Nikon Coolpix P510 Review
16.1MP | 24-1000mm (42X) Zoom | $429 £399
The 16 megapixel Nikon Coolpix P510 is a compact camera in the superzoom class, that sports a 42X optical zoom, covering a currently unmatched focal range of 24-1000mm (equivalent), compared to 38X (23-810mm) from its predecessor the P500. As well as an extended zoom range, the new model also features a new 16MP CMOS sensor, the same as that used in the recently-reviewed Coolpix P310, and a handful of new features and enhancements, including GPS with logging and (according to Nikon) improved image stabilization compared to the P500.
Nikon Coolpix P510 key specifications:
- 42X zoom (24-1000mm)
- 16.1MP CMOS sensor
- 3in, tiltable 921k-dot LCD
- PASM shooting modes
- 1920 x 1280 video mode
- Inbuilt GPS with logging function
- Weight (with battery and SD card) 555 g (1.22 lb / 19.58 oz)
- Dimensions 120 x 83 x 102 mm (4.72 x 3.27 x 4.02 inches)
The appeal of so-called 'super' or 'megazoom' compact cameras is obvious when you compare the focal range of their zooms against wht is available for DSLR and mirrorless system cameras.

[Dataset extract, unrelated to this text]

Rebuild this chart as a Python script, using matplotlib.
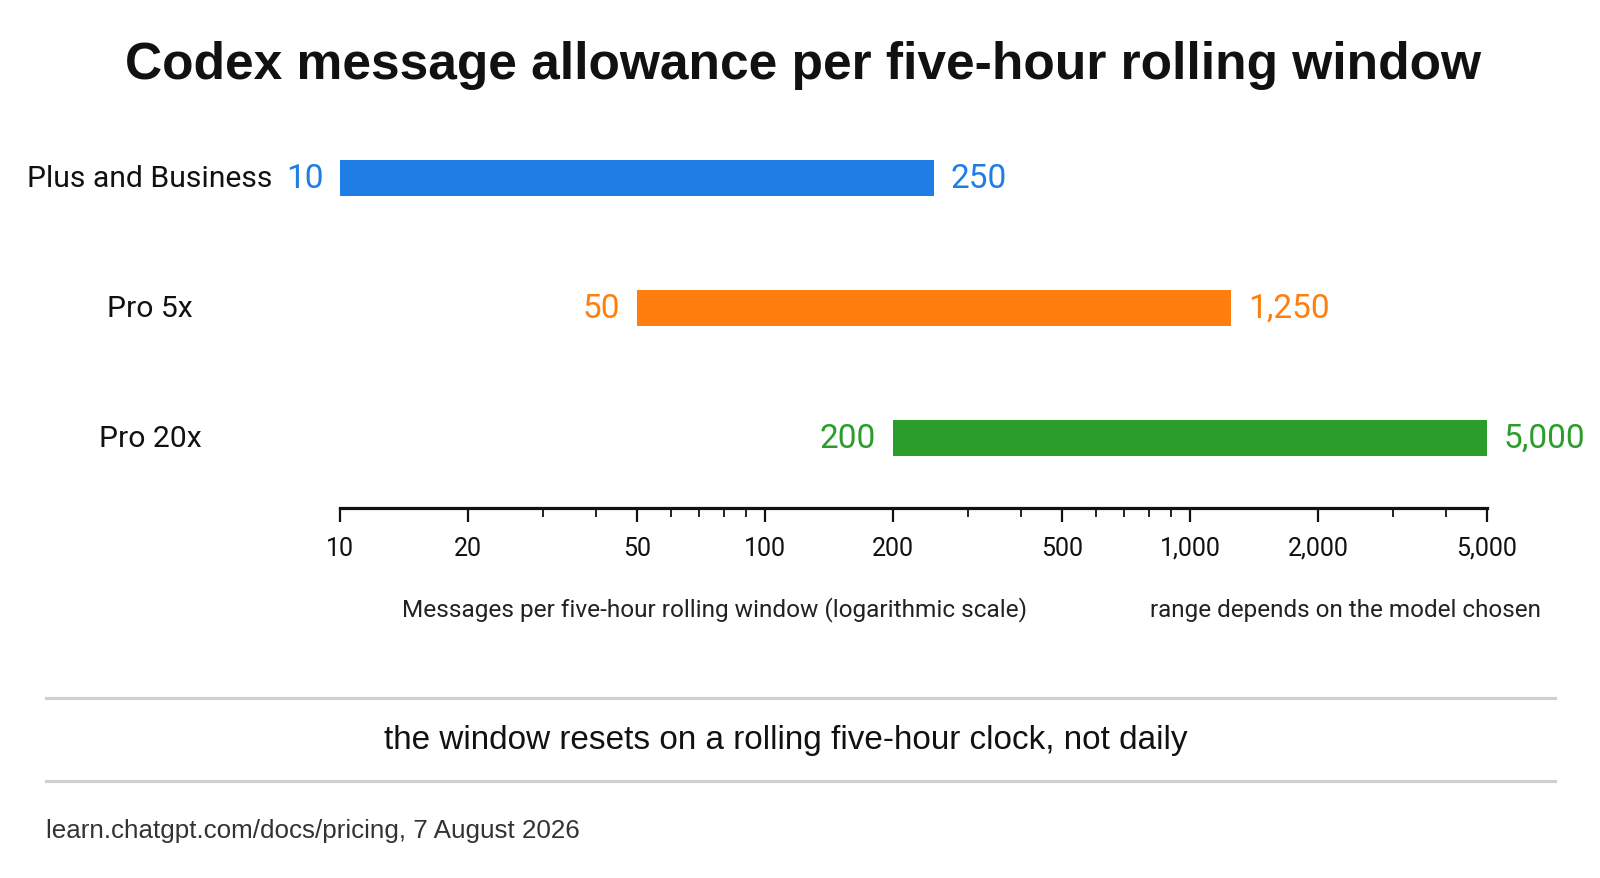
import matplotlib
matplotlib.use('Agg')
import matplotlib.pyplot as plt
import matplotlib.transforms as mtransforms
from matplotlib.lines import Line2D
from matplotlib.ticker import FixedLocator, FuncFormatter, NullFormatter

plans = ['Plus and Business', 'Pro 5x', 'Pro 20x']
low = [10, 50, 200]
high = [250, 1250, 5000]
colors = ['#1f7de6', '#ff7f0e', '#2a9d2a']
major_ticks = [10, 20, 50, 100, 200, 500, 1000, 2000, 5000]
minor_ticks = [30, 40, 60, 70, 80, 90, 300, 400, 600, 700, 800, 900, 3000, 4000]

title = 'Codex message allowance per five-hour rolling window'
xlabel = 'Messages per five-hour rolling window (logarithmic scale)'
side_note = 'range depends on the model chosen'
note = 'the window resets on a rolling five-hour clock, not daily'
source = 'learn.chatgpt.com/docs/pricing, 7 August 2026'

W, H = 1600, 879
fig = plt.figure(figsize=(W / 100, H / 100), dpi=100)
fig.patch.set_facecolor('white')


def fx(px):
    return px / W


def fy(py):
    return 1 - py / H


def fit(t, width_px):
    # scale the font so the text spans the width seen in the reference
    fig.canvas.draw()
    bb = t.get_window_extent(fig.canvas.get_renderer())
    t.set_fontsize(t.get_fontsize() * width_px / bb.width)


ax = fig.add_axes([fx(340), fy(509), fx(1487) - fx(340), fy(114) - fy(509)])
ax.set_xscale('log')
ax.set_xlim(10, 5000)
ax.set_ylim(2.538, -0.5)

lab_font = 'Roboto'
mixed = mtransforms.blended_transform_factory(fig.transFigure, ax.transData)
cat_texts = []
for i, (name, lo, hi, c) in enumerate(zip(plans, low, high, colors)):
    ax.barh(i, hi - lo, left=lo, height=0.277, color=c)
    ax.annotate(f'{lo:,}', (lo, i), xytext=(-12, 0), textcoords='offset points',
                ha='right', va='center', color=c, fontsize=24, family=lab_font)
    ax.annotate(f'{hi:,}', (hi, i), xytext=(12, 0), textcoords='offset points',
                ha='left', va='center', color=c, fontsize=24, family=lab_font)
    cat_texts.append(ax.text(fx(150), i, name, transform=mixed, ha='center', va='center',
                             fontsize=22, family=lab_font, color='#111111'))

for s in ['top', 'right', 'left']:
    ax.spines[s].set_visible(False)
ax.spines['bottom'].set_linewidth(2.3)
ax.spines['bottom'].set_color('#111111')
ax.xaxis.set_major_locator(FixedLocator(major_ticks))
ax.xaxis.set_minor_locator(FixedLocator(minor_ticks))
ax.xaxis.set_major_formatter(FuncFormatter(lambda v, p: f'{v:,.0f}'))
ax.xaxis.set_minor_formatter(NullFormatter())
ax.tick_params(axis='x', which='major', length=10, width=1.6, pad=10,
               labelsize=18, color='#111111', labelcolor='#111111')
ax.tick_params(axis='x', which='minor', length=6.5, width=1.3, color='#111111')
for lb in ax.get_xticklabels():
    lb.set_family(lab_font)
ax.tick_params(axis='y', left=False, labelleft=False)
ax.set_facecolor('none')

t_title = fig.text(fx(803), fy(66), title, ha='center', va='center', fontsize=36,
                   fontweight='bold', family='Liberation Sans', color='#111111')
t_xlab = fig.text(fx(715), fy(610), xlabel, ha='center', va='center', fontsize=18,
                  family=lab_font, color='#222222')
t_side = fig.text(fx(1346), fy(610), side_note, ha='center', va='center', fontsize=18,
                  family=lab_font, color='#222222')
t_note = fig.text(fx(786), fy(741), note, ha='center', va='center', fontsize=22,
                  family='Liberation Sans', color='#111111')
t_src = fig.text(fx(46), fy(831), source, ha='left', va='center', fontsize=16,
                 family='Liberation Sans', color='#333333')

for ypx in [699, 782]:
    fig.add_artist(Line2D([fx(46), fx(1555)], [fy(ypx), fy(ypx)], color='#cfcfcf', lw=2.2))

fit(t_title, 1357)
fit(t_xlab, 625)
fit(t_side, 391)
fit(t_note, 801)
fit(t_src, 534)
fit(cat_texts[0], 245)
for t in cat_texts[1:]:
    t.set_fontsize(cat_texts[0].get_fontsize())

fig.savefig('out.png', dpi=100)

There's no doubt that in the current field, the Coolpix P510 wins the 'big numbers' game and, frankly, we were pleasantly surprised at what this camera can achieve with a 1000mm lens. Although cameras like the Canon PowerShot SX40 HS with its 35X wide angle zoom, the 30X Sony Cyber-shot HX200V and the 24X Panasonic Lumix DMC-FZ150 offer impressive versatility, the Nikon P510 provides a meaningful amount of extra 'reach' that makes a difference when shooting distant subjects.

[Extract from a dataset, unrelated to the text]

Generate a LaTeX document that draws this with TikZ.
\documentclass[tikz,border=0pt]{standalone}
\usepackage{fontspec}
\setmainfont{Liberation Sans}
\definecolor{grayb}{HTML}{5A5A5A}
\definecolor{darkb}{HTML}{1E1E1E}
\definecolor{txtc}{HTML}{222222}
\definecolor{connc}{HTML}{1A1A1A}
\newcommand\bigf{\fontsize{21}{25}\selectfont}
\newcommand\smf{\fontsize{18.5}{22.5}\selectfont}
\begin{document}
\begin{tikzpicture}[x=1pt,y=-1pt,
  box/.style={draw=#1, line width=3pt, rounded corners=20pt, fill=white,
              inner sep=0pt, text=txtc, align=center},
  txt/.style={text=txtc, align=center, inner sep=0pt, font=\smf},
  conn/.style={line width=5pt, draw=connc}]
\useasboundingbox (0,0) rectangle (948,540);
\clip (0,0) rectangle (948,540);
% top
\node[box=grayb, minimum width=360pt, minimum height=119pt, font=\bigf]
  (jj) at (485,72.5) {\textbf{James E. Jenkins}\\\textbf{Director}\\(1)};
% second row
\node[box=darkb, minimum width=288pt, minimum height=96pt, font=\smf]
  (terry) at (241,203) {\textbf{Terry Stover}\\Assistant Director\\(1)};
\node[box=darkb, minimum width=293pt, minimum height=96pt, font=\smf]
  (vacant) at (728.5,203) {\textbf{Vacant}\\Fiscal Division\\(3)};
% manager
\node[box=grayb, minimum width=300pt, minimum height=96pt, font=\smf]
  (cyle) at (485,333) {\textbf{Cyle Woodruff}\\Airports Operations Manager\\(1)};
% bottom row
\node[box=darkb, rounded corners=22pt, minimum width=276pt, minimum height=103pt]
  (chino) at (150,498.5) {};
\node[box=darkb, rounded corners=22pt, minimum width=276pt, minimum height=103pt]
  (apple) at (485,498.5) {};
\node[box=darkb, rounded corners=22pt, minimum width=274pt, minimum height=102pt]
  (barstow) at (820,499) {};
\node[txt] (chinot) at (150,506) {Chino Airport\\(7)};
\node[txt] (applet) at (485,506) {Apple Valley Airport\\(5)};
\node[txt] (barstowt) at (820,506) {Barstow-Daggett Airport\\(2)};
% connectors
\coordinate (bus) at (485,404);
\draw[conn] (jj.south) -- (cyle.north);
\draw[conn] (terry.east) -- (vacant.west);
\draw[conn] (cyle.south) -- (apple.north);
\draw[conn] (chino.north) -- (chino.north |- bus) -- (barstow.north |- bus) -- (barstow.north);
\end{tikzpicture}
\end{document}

The Nikon P510 is all about increases - megapixels (16 versus 12), maximum shutter speeds (1/2000th second vs. the P500's 1/1500th second), and ISO sensitivity, which runs from 100-3200 with a HI 1 equivalent to 6400, compared to the P500's max setting of ISO 3200. It's a little slower though at 7fps continuous shooting instead of 8fps, but since both cameras can only capture up to 5 shots in a burst, the drop in framerate probably won't make much of a difference in day-to-day shooting. At wide angle, the P510's lens is a fraction faster (f/3 vs. f/3.5) than the P500's but slower at telephoto (f/5.9 vs. f/5.7).
Like the P310 and some Samsung models, the P510's battery is charged in-camera (an optional standard battery charger is available) and, at 240 shots per charge, battery life is decent without being outstanding.
Handling and Operation
Available in black or red, the P510's plastic body is complemented by a deep, contoured and textured grip. With its protruding lens barrel and prominent grip, the P510 resembles a small DSLR but without the bulk and weight. It's comfortable to hold and provides enough wiggle room between the grip and the lens barrel so your fingers don't feel cramped. At 19.6 ounces fully loaded, it weighs a couple of ounces more than the P500 but its physical dimensions are similar at 82.9mm x 119.8mm x 102.2mm (3.3 x 4.8 x 4.1 inches), with the P510 being wider than its predecessor by the small matter of 0.2 inches (5mm).
An electronic viewfinder (EVF) and 3-inch, 921k dot, hinged LCD both offer 100% coverage (the P500's EVF was 97%). The EVF is small and pokey, but generous diopter correction of -/+4 is available. (I usually have to peg the diopter to the far end of magnification without my reading glasses but can set it to the middle on the P510.) The LCD can be angled for shooting overhead and low angle shots and is clear and usable in all but the darkest locations. In extremely low light, it brightens briefly, but only long enough to quickly compose a shot.
Control layout is fairly standard with a zoom/shutter combination, mode dial, customizable function (Fn) button and on/off button atop the grip. A separate zoom lever is positioned on the lens barrel and can be operated with the left hand while supporting the camera to zoom, focus manually and to quickly return the zoom to its previous position. A pop-up flash and the GPS antenna are positioned on the top of the camera.
A button to the left of the EVF switches back and forth between LCD and the viewfinder (annoyingly there's no automatic switch). The control wheel, which cycles through menus (vs. the thumbwheel, which is used to change shutter and aperture settings), doesn't have a lot of play, so it's easier to accurately stop at a specific menu item.
While the P510 doesn't have an equivalent to the built-in help system of Sony's HX200V, for example, the camera is pretty easy to shoot with and fairly intuitive. As well as PASM, the exposure mode dial also provides access to a trio of scene modes, with a long list of others (including scene auto selector, portrait, sports, beach, snow, night portrait, pet portrait, two panorama options and 3D) when the 'SCENE' mode option is selected.